Ohio State, which had been struggling on offense for the entire game, found itself with a 3rd and 14 at the 50-yard line, trailing Purdue by a score of 6–3 with 2:26 remaining in the game. After completing a 13-yard pass to Ben Hartsock on the left sideline, Ohio State had a 4th and 1 to go. Rather than have the kicker Mike Nugent attempt a long field goal to tie, or call a running play for tailback Lydell Ross to gain the necessary yardage to avoid a turnover on downs (star running back Maurice Clarett was injured and could not play), Jim Tressel called the "King Right 64 Y Shallow Swap" - a pass. With the game clock still running from the previous play, the ball was snapped with just 1:44 left, and after dropping back, quarterback Craig Krenzel stepped up into the pocket and threw a 37-yard pass down the left sideline, which was caught by Michael Jenkins in the endzone to score the winning touchdown.

==Quotes==

They're going to show the I-Back behind the Fullback on Fourth down. It could be up to the Offensive Line...no, Krenzel's going to throw for it! Gotta get it off! They go for the ballgame...touchdown! Touchdown! Michael Jenkins! On Fourth and One! Would you believe it?! Craig Krenzel strikes with a minute and a half left! Holy Buckeye!
— Brent Musburger, calling the play on ABC television

What was I thinking on that play? Well, one thing I had always believed was that, when the going gets the toughest, that you always call something that we know how to do. If it was a run, it was probably going to be an off-tackle, and if it was a pass, it was probably going to be a Y-shallow.
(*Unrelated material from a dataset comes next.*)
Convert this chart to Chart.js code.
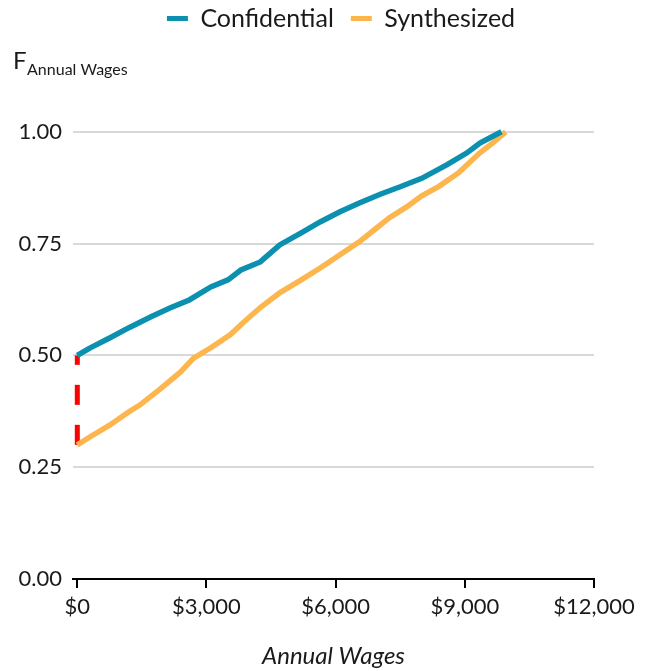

And that, our guys had practiced that play a million times, and...did I dream that it would get to like the fifth - you know - thing that he had to look at? No. I thought that maybe Ben [Hartsock] would be open; I was wrong. I thought the backs might get open for a checkdown; I was wrong. Chris Gamble ran the wrong route...he was even...Craig [Krenzel] was looking over for him - Chris was like over on the Purdue bench. And so, Craig had one choice. I'm sure he was telling you what I was thinking, you know I'm sure he was thinking four-letter words about 'I can't believe they called this play that was going to be so covered'. But he had one last thing he had to look at, and as you guys all know, that the number one attribute of a good quarterback is that they make great decisions. And no one made decisions better in my 38 years of coaching quarterbacks than Craig Krenzel, and he made the right decision and threw it up there. What I was thinking was, 'I hope he didn't overthrow it'.
— Jim Tressel, ten years later, when asked about the play

Now, I have to admit that when [Krenzel] heaved that pass, my first reaction was, 'What? We just need two yards. Oh no, no..." The percentage chance of hitting the deep ball is not great. We didn't need a touchdown at that point; we just needed a first down. But when the ball was caught in the end zone for a touchdown, my "Oh no," turned into, "Yes!".
— Jim Tressel, The Winners Manual: For the Game of Life.

==Game summary==
===Scoring summary===

Scoring summary
| Quarter | Time | Drive |  |  | Team | Scoring information | Score |  |
| Plays | Yards | TOP | OSU | PUR |
| 1 | 0:42 | 6 | 19 | 1:57 | PUR | 21-yard field goal by Berin Lacevic | 0 | 3 |
| 2 | 0:00 | 9 | 36 | 3:15 | OSU | 22-yard field goal by Mike Nugent | 3 | 3 |
| 4 | 7:50 | 8 | 65 | 4:18 | PUR | 32-yard field goal by Berin Lacevic | 3 | 6 |
| 4 | 1:36 | 4 | 46 | 1:34 | OSU | Michael Jenkins 37-yard touchdown reception from Craig Krenzel, Mike Nugent kick good | 10 | 6 |
| "TOP" = time of possession. For other American football terms, see Glossary of American football. |  |  |  |  |  |  | 10 | 6 |

===Game statistics===

|  | 1 | 2 | 3 | 4 | Total |
|---|---|---|---|---|---|
| No. 3 Buckeyes | 0 | 3 | 0 | 7 | 10 |
| Boilermakers | 3 | 0 | 0 | 3 | 6 |

| Statistics | OSU | PUR |
|---|---|---|
| First downs | 13 | 17 |
| Plays–yards | 59–267 | 68–341 |
| Rushes–yards | 39–94 | 29–56 |
| Passing yards | 173 | 285 |
| Passing: comp–att–int | 13–20–1 | 27–39–3 |
| Time of possession | 28:20 | 31:40 |

| Team | Category | Player | Statistics |
| Ohio State | Passing | Craig Krenzel | 13/20, 173 yds, 1 TD, 1 INT |
| Rushing | Maurice Clarett | 14 car, 52 yds |
| Receiving | Michael Jenkins | 5 rec, 87 yds, 1 TD |
| Purdue | Passing | Kyle Orton | 18/28, 169 yds, 3 INT |
| Rushing | Brandon Jones | 12 car, 28 yds |
| Receiving | Taylor Stubblefield | 7 rec, 63 yds |

==Aftermath==
The Buckeyes moved to 11–0 with the victory and kept their national championship hopes alive. After two straight close wins against Illinois and Michigan, Ohio State won the Fiesta Bowl against the Miami Hurricanes to win the national championship and complete a 14–0 season. Purdue fell to 4–6 with the loss, but rebounded to win their final games of the regular season and received an invitation to the Sun Bowl, which they won 34–24 over Washington to finish the season 7–6.